CUDA Thrust reduce_by_key returns different values on Nvidia Jetson TX2 vs PC

I’m trying to solve a large non-linear system using the Nvidia TX2 and for this I need to reduce (sum) 6x6 matrices of doubles.

Using thrust::reduce_by_key on a PC produces correct results however when moving the same code to TX2 the results differ significantly.

PC specs: Ubuntu 16.04, GeForce GTX 1060, Cuda 8.0.61

TX2 specs: Ubuntu 16.04, Cuda V9.0.252, L4T 28.2.1

I put here simple repo including data to verify this situation:

Is there any compile flag settings that should be added on TX2 or is the TX2 using less precise double operations?
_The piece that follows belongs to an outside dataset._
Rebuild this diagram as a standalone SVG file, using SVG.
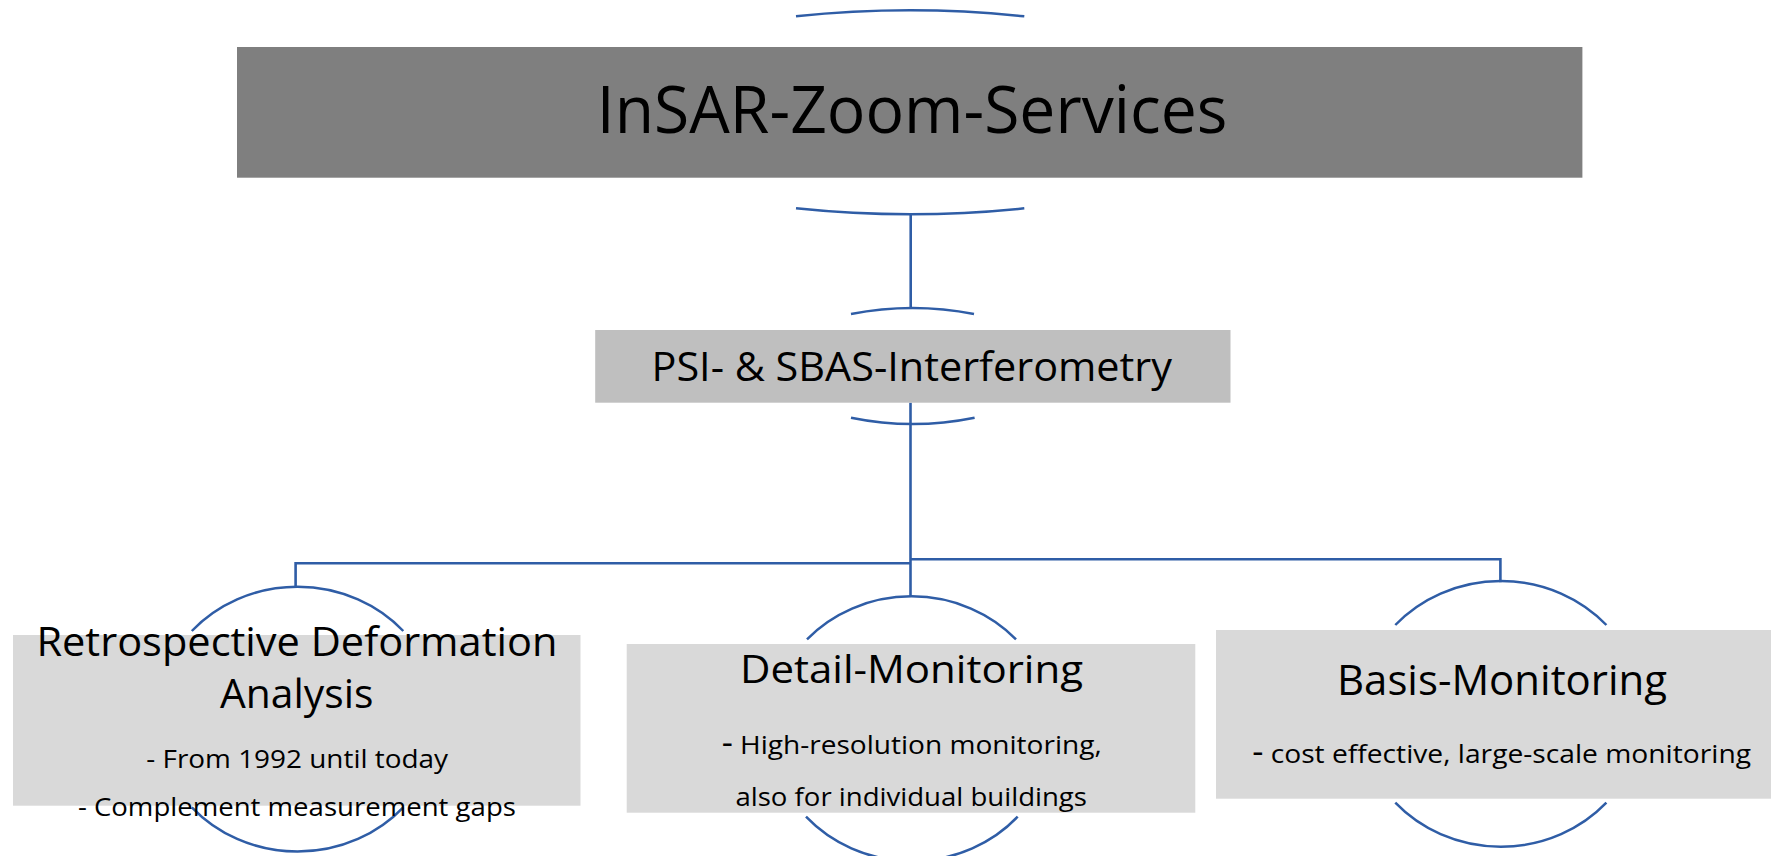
<svg xmlns="http://www.w3.org/2000/svg" width="1771" height="856" viewBox="0 0 1771 856">
<style>
.bg{fill:#ffffff}
.arc{fill:none;stroke:#2F5DA6;stroke-width:2.5}
.con{fill:none;stroke:#2F5DA6;stroke-width:2.6}
.t{font-family:"Open Sans","Noto Sans","Liberation Sans",sans-serif;fill:#000000}
.lvl0{fill:#7F7F7F}
.lvl1{fill:#BFBFBF}
.lvl2{fill:#D9D9D9}
</style>
<rect class="bg" x="0" y="0" width="1771" height="856"/>
<g id="connectors">
<path class="con" d="M910.7 214.3 V308.3"/>
<path class="con" d="M910.5 402.7 V596"/>
<path class="con" d="M910.5 563.3 H295.6 V586.7"/>
<path class="con" d="M910.5 559.3 H1500.4 V582.3"/>
</g>
<g id="node-insar">
<path class="arc" d="M796 16.3 Q910 4.3 1024.3 16.3"/>
<path class="arc" d="M796 208.3 Q910 220.3 1024.3 208.3"/>
<rect class="lvl0" x="237" y="47" width="1345.4" height="130.7"/>
<text class="t" x="596.8" y="133.3" font-size="65" textLength="630.5" lengthAdjust="spacingAndGlyphs">InSAR-Zoom-Services</text>
</g>
<g id="node-psi">
<path class="arc" d="M851 314 Q912.5 302 974 314"/>
<path class="arc" d="M851 417.7 Q912.8 430.3 974.6 417.7"/>
<rect class="lvl1" x="595.2" y="330" width="635.3" height="72.7"/>
<text class="t" x="651.5" y="381" font-size="41" textLength="520.5" lengthAdjust="spacingAndGlyphs">PSI- &amp; SBAS-Interferometry</text>
</g>
<g id="node-retro">
<path class="arc" d="M191.8 631 A142 133 0 0 1 403.3 631"/>
<path class="arc" d="M191.8 807.3 A142 133 0 0 0 403.3 807.3"/>
<rect class="lvl2" x="13" y="635" width="567.5" height="170.7"/>
<text class="t" x="36.4" y="655.7" font-size="40" textLength="521" lengthAdjust="spacingAndGlyphs">Retrospective Deformation</text>
<text class="t" x="220" y="708.3" font-size="40" textLength="153.4" lengthAdjust="spacingAndGlyphs">Analysis</text>
<text class="t" x="146.3" y="767.7" font-size="26" textLength="301.7" lengthAdjust="spacingAndGlyphs">- From 1992 until today</text>
<text class="t" x="77.9" y="816" font-size="26" textLength="438" lengthAdjust="spacingAndGlyphs">- Complement measurement gaps</text>
</g>
<g id="node-detail">
<path class="arc" d="M807 639.3 A142 133 0 0 1 1016 639.3"/>
<path class="arc" d="M806 816.7 A142 133 0 0 0 1017.7 816.7"/>
<rect class="lvl2" x="626.7" y="644" width="568.6" height="168.7"/>
<text class="t" x="740" y="682.7" font-size="39" textLength="343" lengthAdjust="spacingAndGlyphs">Detail-Monitoring</text>
<text class="t" x="721.7" y="754" font-size="26" textLength="380" lengthAdjust="spacingAndGlyphs"><tspan font-size="32">-</tspan> High-resolution monitoring,</text>
<text class="t" x="735.4" y="805.7" font-size="26" textLength="351.6" lengthAdjust="spacingAndGlyphs">also for individual buildings</text>
</g>
<g id="node-basis">
<path class="arc" d="M1395.3 625 A142 133 0 0 1 1606.4 625"/>
<path class="arc" d="M1395.3 802.7 A142 133 0 0 0 1606.4 802.7"/>
<rect class="lvl2" x="1216" y="630" width="560" height="168.7"/>
<text class="t" x="1337" y="695" font-size="42" textLength="330" lengthAdjust="spacingAndGlyphs">Basis-Monitoring</text>
<text class="t" x="1252.2" y="762.7" font-size="26" textLength="498.8" lengthAdjust="spacingAndGlyphs"><tspan font-size="32">-</tspan> cost effective, large-scale monitoring</text>
</g>
</svg>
Suppose you need to copy the input array value from CPU into GPU.
There is only an array pointer copy inside your code:

thrust::device_vector<IdxPair> d_pairArr = h_pairArr;
thrust::device_vector<PBA_Mat6> d_matArr = h_matArr;

Please also noticed that the memory address of CPU/GPU are different.
You cannot assign it with pointer directly. An copy for each value is required.


I believe the above statements are valid copies thanks to Thrust, those are not pointer copies. Can you expand on your description, and rewrite it correctly if possible (perhaps I’m missing something)?

Also note this works well on a PC.

It appears to be a bug on CUDA 9. I downgraded to CUDA 8.0 via Jetpack 3.1 and it works fine there. Is there a way to report a bug?


Sorry for the late reply.

We can reproduce this issue internally and already feedback to our internal team.
Will update here once we have further information.